A primeira consideração diante de um trabalho de análise, independente de

qual seja o objeto analisado, diz respeito à estruturação deste objeto, de modo que as

ferramentas adotadas para a análise sejam coerentes com os procedimentos que

nortearam a criação e o modo de produção do mesmo. Este princípio é expresso em

diversos momentos e permeia o texto em que Márcia Schuback9 realiza uma costura

entre o pensamento do poeta Johann Wolfgang von Goethe (1749-1832) e o músico

Anton Webern (1883-1945), artistas alemães pertencentes a períodos distintos, mas de

idéias bastante consonantes. Goethe afirma que “na arte e na ciência, da mesma

maneira que no fazer e no agir, tudo depende de se apreender com pureza os objetos e

de se trabalhar de acordo com a sua natureza” (Goethe, apud Schuback 1999: 30). Ao

que Webern corresponde dizendo que “à base de toda arte, e assim também da

música, encontram-se medidas de com-posição. Desse modo, lidar com essa matéria

como queremos só pode ser tomar como ponto de partida uma certa fundamentação

dessa medida de composição” (Webern, apud Schuback 1999: 29).

As afirmações acima indicam que, embora a análise musical seja uma

disciplina consolidada no ensino da música, não se pode perder de vista o fato de que

a música – assim como todas as artes e processos criativos – é um organismo vivo, em

constante transformação.
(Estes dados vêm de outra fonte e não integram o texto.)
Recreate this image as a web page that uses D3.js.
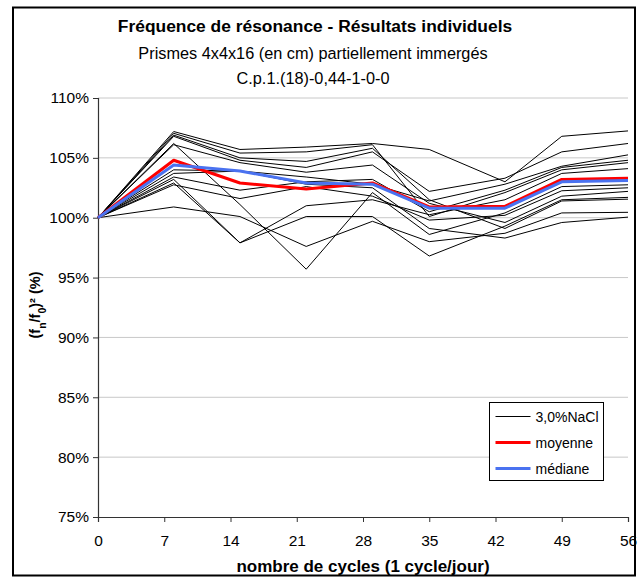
<!DOCTYPE html>
<html>
<head>
<meta charset="utf-8">
<script src="https://cdn.jsdelivr.net/npm/d3@7"></script>
<style>
  html, body { margin: 0; padding: 0; background: #fff; }
  svg { display: block; font-family: "Liberation Sans", Arial, sans-serif; }
</style>
</head>
<body>
<svg id="chart" width="642" height="577"></svg>
<script>
// Cycle number (days) at each measurement
const cycles = [0, 8, 15, 22, 29, 35, 43, 49, 56];

// (fn/f0)^2 in % for each prism, 3,0% NaCl
const prismes = [
  [100, 107.2, 105.7, 105.9, 106.2, 105.7, 103.0, 106.8, 107.25],
  [100, 107.05, 105.4, 105.5, 106.1, 100.1, 102.1, 104.0, 104.6],
  [100, 106.9, 105.0, 104.7, 105.8, 101.5, 99.1, 101.4, 101.55],
  [100, 106.8, 104.8, 104.2, 105.5, 102.2, 103.3, 105.5, 106.2],
  [100, 106.2, 101.1, 95.7, 102.1, 98.6, 100.4, 102.6, 102.75],
  [100, 106.1, 104.6, 103.8, 104.4, 101.2, 99.6, 101.8, 102.2],
  [100, 104.0, 103.9, 103.4, 102.8, 101.4, 102.8, 104.3, 105.25],
  [100, 103.7, 103.9, 102.8, 102.5, 99.1, 98.3, 99.6, 100.05],
  [100, 103.4, 102.3, 103.0, 103.2, 100.5, 102.3, 104.2, 104.8],
  [100, 103.2, 97.9, 101.0, 101.5, 100.25, 101.5, 103.7, 104.1],
  [100, 102.9, 97.9, 100.1, 100.1, 96.8, 99.3, 101.5, 101.7],
  [100, 102.75, 101.6, 102.6, 101.8, 99.8, 100.2, 102.25, 102.5],
  [100, 100.9, 100.1, 97.6, 99.7, 98.0, 98.7, 100.4, 100.45]
];

const moyenne = [100, 104.8, 102.9, 102.4, 102.9, 100.9, 100.95, 103.2, 103.3];
const mediane = [100, 104.4, 103.9, 102.9, 102.8, 100.8, 100.8, 103.0, 103.1];

const xTicks = [0, 7, 14, 21, 28, 35, 42, 49, 56];
const yTicks = [75, 80, 85, 90, 95, 100, 105, 110];

const legendItems = [
  { label: "3,0%NaCl", color: "#000000", width: 1 },
  { label: "moyenne", color: "#ff0000", width: 3 },
  { label: "médiane", color: "#4a72f0", width: 3 }
];

const svg = d3.select("#chart");

const x = d3.scaleLinear().domain([0, 56]).range([98, 628]);
const y = d3.scaleLinear().domain([75, 110]).range([517, 98]);

// outer frame
svg.append("rect")
  .attr("x", 13).attr("y", 7.5)
  .attr("width", 622).attr("height", 568)
  .attr("fill", "#fff").attr("stroke", "#000").attr("stroke-width", 2);

// titles
svg.append("text").attr("x", 315).attr("y", 32)
  .attr("text-anchor", "middle").attr("font-size", 17.4).attr("font-weight", "bold")
  .text("Fréquence de résonance - Résultats individuels");
svg.append("text").attr("x", 313).attr("y", 59)
  .attr("text-anchor", "middle").attr("font-size", 16.3)
  .text("Prismes 4x4x16 (en cm) partiellement immergés");
svg.append("text").attr("x", 313).attr("y", 84)
  .attr("text-anchor", "middle").attr("font-size", 16.3)
  .text("C.p.1.(18)-0,44-1-0-0");

// horizontal gridlines
svg.append("g")
  .selectAll("line")
  .data(yTicks.filter(v => v > 75))
  .join("line")
  .attr("x1", x(0)).attr("x2", x(56))
  .attr("y1", d => y(d)).attr("y2", d => y(d))
  .attr("stroke", "#c8c8c8").attr("stroke-width", 1);

// axes
const yAxis = d3.axisLeft(y).tickValues(yTicks).tickSize(5).tickPadding(4)
  .tickFormat(d => d + "%");
const xAxis = d3.axisBottom(x).tickValues(xTicks).tickSize(5).tickPadding(13)
  .tickFormat(d => d);

const gy = svg.append("g").attr("transform", `translate(${x(0)},0)`).call(yAxis);
const gx = svg.append("g").attr("transform", `translate(0,${y(75)})`).call(xAxis);
[gy, gx].forEach(g => {
  g.select(".domain").attr("stroke", "#333").attr("stroke-width", 1.2);
  g.selectAll(".tick line").attr("stroke", "#333");
  g.selectAll(".tick text").attr("font-size", 15.5).attr("fill", "#000")
    .attr("font-family", "Liberation Sans, Arial, sans-serif");
});

// axis titles
svg.append("text").attr("x", 363).attr("y", 572)
  .attr("text-anchor", "middle").attr("font-size", 17).attr("font-weight", "bold")
  .text("nombre de cycles (1 cycle/jour)");

const yl = svg.append("text")
  .attr("transform", "translate(40,305) rotate(-90)")
  .attr("text-anchor", "middle").attr("font-size", 14.5).attr("font-weight", "bold");
yl.append("tspan").text("(f");
yl.append("tspan").attr("baseline-shift", "sub").attr("font-size", 10.5).text("n");
yl.append("tspan").text("/f");
yl.append("tspan").attr("baseline-shift", "sub").attr("font-size", 10.5).text("0");
yl.append("tspan").text(")² (%)");

// series
const line = d3.line().x((d, i) => x(cycles[i])).y(d => y(d));

svg.append("g")
  .selectAll("path")
  .data(prismes)
  .join("path")
  .attr("d", line)
  .attr("fill", "none").attr("stroke", "#000").attr("stroke-width", 1)
  .attr("stroke-linejoin", "round");

svg.append("path").datum(moyenne).attr("d", line)
  .attr("fill", "none").attr("stroke", "#ff0000").attr("stroke-width", 3)
  .attr("stroke-linejoin", "round");

svg.append("path").datum(mediane).attr("d", line)
  .attr("fill", "none").attr("stroke", "#4a72f0").attr("stroke-width", 3)
  .attr("stroke-linejoin", "round");

// legend
const lg = svg.append("g").attr("transform", "translate(489.5,402.5)");
lg.append("rect").attr("width", 114).attr("height", 78)
  .attr("fill", "#fff").attr("stroke", "#000").attr("stroke-width", 1);
const li = lg.selectAll("g.item").data(legendItems).join("g")
  .attr("class", "item")
  .attr("transform", (d, i) => `translate(0,${14 + i * 26})`);
li.append("line").attr("x1", 6).attr("x2", 41)
  .attr("stroke", d => d.color).attr("stroke-width", d => d.width);
li.append("text").attr("x", 46).attr("y", 5).attr("font-size", 14)
  .text(d => d.label);
</script>
</body>
</html>
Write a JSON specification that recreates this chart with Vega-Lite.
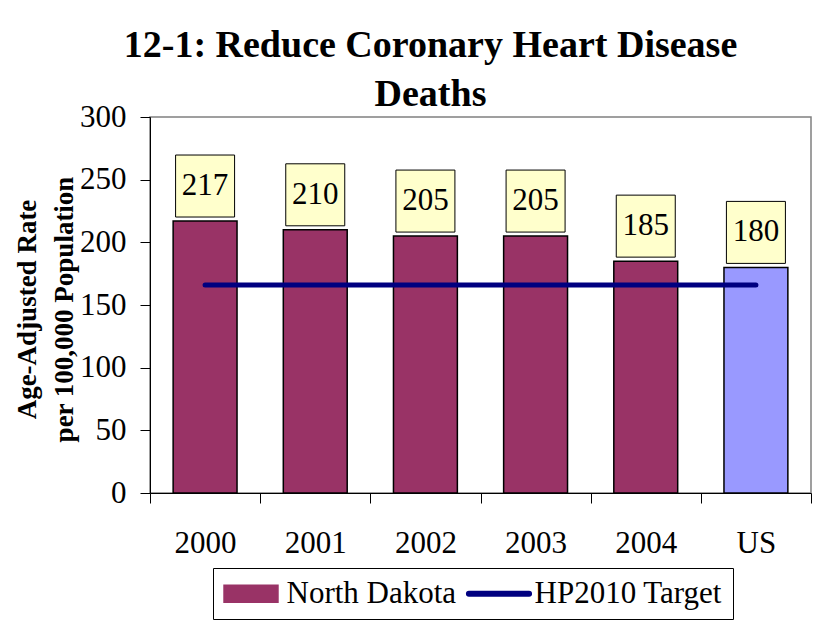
{
  "$schema": "https://vega.github.io/schema/vega-lite/v6.json",
  "width": 661,
  "height": 376,
  "autosize": "none",
  "padding": {"left": 150, "top": 117, "right": 19, "bottom": 140},
  "background": "white",
  "title": {
    "text": ["12-1: Reduce Coronary Heart Disease", "Deaths"],
    "font": "Liberation Serif",
    "fontSize": 38,
    "fontWeight": "bold",
    "color": "black",
    "lineHeight": 49,
    "anchor": "middle",
    "frame": "group",
    "dx": -50,
    "offset": -13
  },
  "datasets": {
    "rates": [
      {"cat": "2000", "rate": 217, "series": "North Dakota"},
      {"cat": "2001", "rate": 210, "series": "North Dakota"},
      {"cat": "2002", "rate": 205, "series": "North Dakota"},
      {"cat": "2003", "rate": 205, "series": "North Dakota"},
      {"cat": "2004", "rate": 185, "series": "North Dakota"},
      {"cat": "US", "rate": 180, "series": "United States"}
    ],
    "target": [
      {"cat": "2000", "target": 166},
      {"cat": "2001", "target": 166},
      {"cat": "2002", "target": 166},
      {"cat": "2003", "target": 166},
      {"cat": "2004", "target": 166},
      {"cat": "US", "target": 166}
    ]
  },
  "encoding": {
    "x": {
      "field": "cat",
      "type": "nominal",
      "sort": ["2000", "2001", "2002", "2003", "2004", "US"],
      "scale": {"type": "band", "paddingInner": 0, "paddingOuter": 0},
      "axis": {
        "title": null,
        "labelFont": "Liberation Serif",
        "labelFontSize": 31,
        "labelColor": "black",
        "labelAngle": 0,
        "labelBaseline": "alphabetic",
        "labelPadding": 49,
        "tickSize": 10,
        "tickColor": "black",
        "tickBand": "extent",
        "domainColor": "black",
        "domainWidth": 1,
        "grid": false
      }
    }
  },
  "layer": [
    {
      "data": {"name": "rates"},
      "mark": {"type": "bar", "width": {"band": 0.58}, "stroke": "black", "strokeWidth": 1.5},
      "encoding": {
        "y": {
          "field": "rate",
          "type": "quantitative",
          "scale": {"domain": [0, 300], "nice": false},
          "axis": {
            "values": [0, 50, 100, 150, 200, 250, 300],
            "title": ["Age-Adjusted Rate", "per 100,000 Population"],
            "titleFont": "Liberation Serif",
            "titleFontWeight": "bold",
            "titleFontSize": 27,
            "titleColor": "black",
            "titleLineHeight": 37,
            "titlePadding": 1,
            "titleY": 192,
            "labelFont": "Liberation Serif",
            "labelFontSize": 31,
            "labelColor": "black",
            "labelPadding": 14,
            "tickSize": 10,
            "tickColor": "black",
            "domainColor": "black",
            "grid": false
          }
        },
        "color": {
          "field": "series",
          "type": "nominal",
          "condition": {"test": "datum.cat === 'US'", "value": "#9999ff"},
          "scale": {"domain": ["North Dakota", "HP2010 Target"], "range": ["#993366", "#000080"]},
          "legend": {
            "title": null,
            "orient": "none",
            "legendX": 63,
            "legendY": 451,
            "direction": "horizontal",
            "labelFont": "Liberation Serif",
            "labelFontSize": 31,
            "labelColor": "black",
            "labelLimit": 400,
            "strokeColor": "black",
            "fillColor": "white",
            "padding": 10,
            "symbolSize": 841,
            "symbolOpacity": 1,
            "symbolStrokeWidth": 1.5,
            "symbolOffset": 12.5,
            "labelOffset": 20,
            "columnPadding": 6,
            "symbolType": {"expr": "datum.value === 'HP2010 Target' ? 'M-2.07,-0.16H2.07A0.16,0.16 0 0 1 2.07,0.16H-2.07A0.16,0.16 0 0 1 -2.07,-0.16Z' : 'M-1.86,-0.59H1.86V0.59H-1.86Z'"},
            "symbolStrokeColor": {"expr": "datum.value === 'HP2010 Target' ? '#000080' : 'black'"}
          }
        }
      }
    },
    {
      "data": {"name": "target"},
      "mark": {"type": "line", "strokeWidth": 5, "strokeCap": "round"},
      "encoding": {
        "y": {"field": "target", "type": "quantitative"},
        "color": {"datum": "HP2010 Target", "legend": null}
      }
    },
    {
      "data": {"name": "rates"},
      "mark": {"type": "bar", "width": 59, "fill": "#ffffcc", "stroke": "black", "strokeWidth": 1, "yOffset": -4, "y2Offset": -66},
      "encoding": {
        "y": {"field": "rate", "type": "quantitative"},
        "y2": {"field": "rate"}
      }
    },
    {
      "data": {"name": "rates"},
      "mark": {"type": "text", "font": "Liberation Serif", "fontSize": 31, "color": "black", "baseline": "middle", "dy": -35},
      "encoding": {
        "y": {"field": "rate", "type": "quantitative"},
        "text": {"field": "rate", "type": "quantitative"}
      }
    }
  ],
  "config": {
    "view": {"stroke": "#808080", "strokeWidth": 1.5, "fill": "white"}
  }
}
Assim, a ferramenta analítica também precisa ser algo

flexível, quanto maior a proximidade entre o objeto analisado e o momento da análise.

“Uma ferramenta que se pretenda absoluta, abrangente e auto-suficiente (...) acaba por

criar inúmeros problemas para o exame das obras” (Costa 2005: 323).10 É impossível

9 Márcia Sá Cavalcante Schuback é filósofa e professora de filosofia na Södertörns Univerisyt College, na Suécia. 10 Em 2007, o Professor Rogério Luiz Moraes Costa foi o responsável pelas disciplinas harmonia e contraponto no Departamento de Música da ECA-USP.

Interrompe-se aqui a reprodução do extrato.